O podstawę powołania dziennikarze spytali marszałka Cezarego Przybylskiego, lecz odpowiedź nie została udzielona. Więcej szczęścia mieli związkowcy z "Solidarności", którym dyrektor Opery Halina Ołdakowska odpisała pod koniec stycznia: "Nikt nie pełni obowiązków zastępcy, dyrektora artystycznego. Stanowisko pozostaje nieobsadzone".
Wśród sprzecznych informacji tym trudniej mieć pewność, jaką funkcję pełni Mariusz Kwiecień i czy został we właściwy sposób powołany. Nie wzbudza to zaufania ludzi, za których powinien być odpowiedzialny, a więc artystów. Mają oni żal do swojego pracodawcy, że nie dość, że wypłaca nader hojne wynagrodzenie dyrektorowi, to jeszcze wizytówką Opery próbuje uczynić występy gościnne.

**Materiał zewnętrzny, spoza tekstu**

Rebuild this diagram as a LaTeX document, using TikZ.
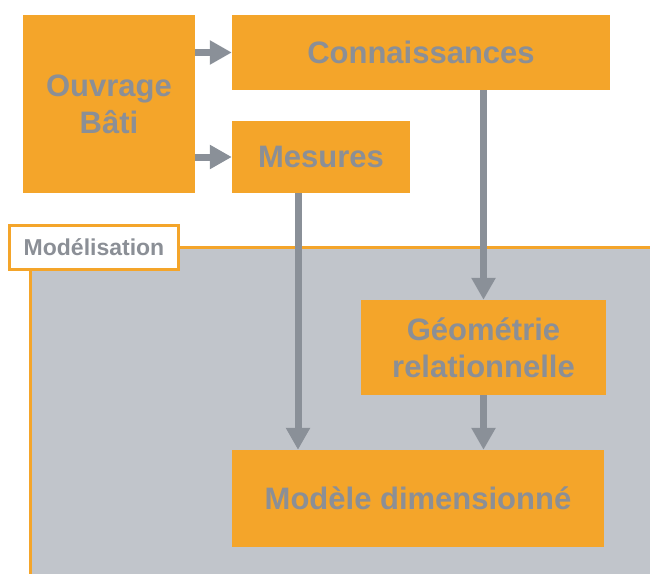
\documentclass[tikz,border=0pt]{standalone}
\usepackage{fontspec}
\setmainfont{Liberation Sans}
\usetikzlibrary{arrows.meta,calc}
\definecolor{orng}{HTML}{F4A52A}
\definecolor{bggray}{HTML}{C1C5CB}
\definecolor{txtgray}{HTML}{8B8F96}
\definecolor{arrgray}{HTML}{8A9098}
\tikzset{
  box/.style={fill=orng, inner sep=0pt, align=center, text=txtgray,
    font=\fontsize{31}{37}\selectfont\bfseries},
  arr/.style={draw=arrgray, line width=7pt,
    -{Triangle[length=22pt,width=23pt]}},
}
\begin{document}
\begin{tikzpicture}[x=1pt,y=-1pt]
\useasboundingbox (0,0) rectangle (650,573);
% modelling area
\fill[bggray] (30,247) rectangle (652,575);
\draw[orng, line width=3pt] (30,576) -- (30,247) -- (652,247);
\node[draw=orng, line width=3pt, fill=white, minimum width=169pt, minimum height=44pt,
  inner sep=0pt, text=txtgray, font=\fontsize{23}{27}\selectfont\bfseries]
  (lab) at (94,247.5) {Modélisation};
% boxes
\node[box, minimum width=172pt, minimum height=178pt] (ouv) at (109,104) {Ouvrage\\Bâti};
\node[box, minimum width=378pt, minimum height=75pt] (con) at (421,52.5) {Connaissances};
\node[box, minimum width=178pt, minimum height=72pt] (mes) at (321,157) {Mesures};
\node[box, minimum width=245pt, minimum height=95pt] (geo) at (483.5,347.5) {Géométrie\\relationnelle};
\node[box, minimum width=372pt, minimum height=97pt] (mod) at (418,498.5) {Modèle dimensionné};
% arrows
\draw[arr] (ouv.east |- con.west) -- (con.west);
\draw[arr] (ouv.east |- mes.west) -- (mes.west);
\draw[arr] (con.south -| geo.north) -- (geo.north);
\coordinate (m1) at (298,193);
\draw[arr] (m1) -- (m1 |- mod.north);
\draw[arr] (geo.south) -- (geo.south |- mod.north);
\end{tikzpicture}
\end{document}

Ich zdaniem w trudnych czasach to nimi w pierwszej kolejności Opera powinna wypełniać repertuar, a tak się nie dzieje. Artyści gościnni dostają też wyższe wynagrodzenia, co nie mieści się w głowie lokalnym wrocławskim muzykom i śpiewakom. Dodajmy, że nie mówimy tu o gościnnych występach zagranicznych "gwiazd" wielkiego formatu, lecz artystów z innych polskich ośrodków.
Artystom występującym gościnnie od początku pandemii wypłacono już 715 tysięcy zł.
Wrocławscy artyści zaczynają myśleć o strajku - informuje "GW".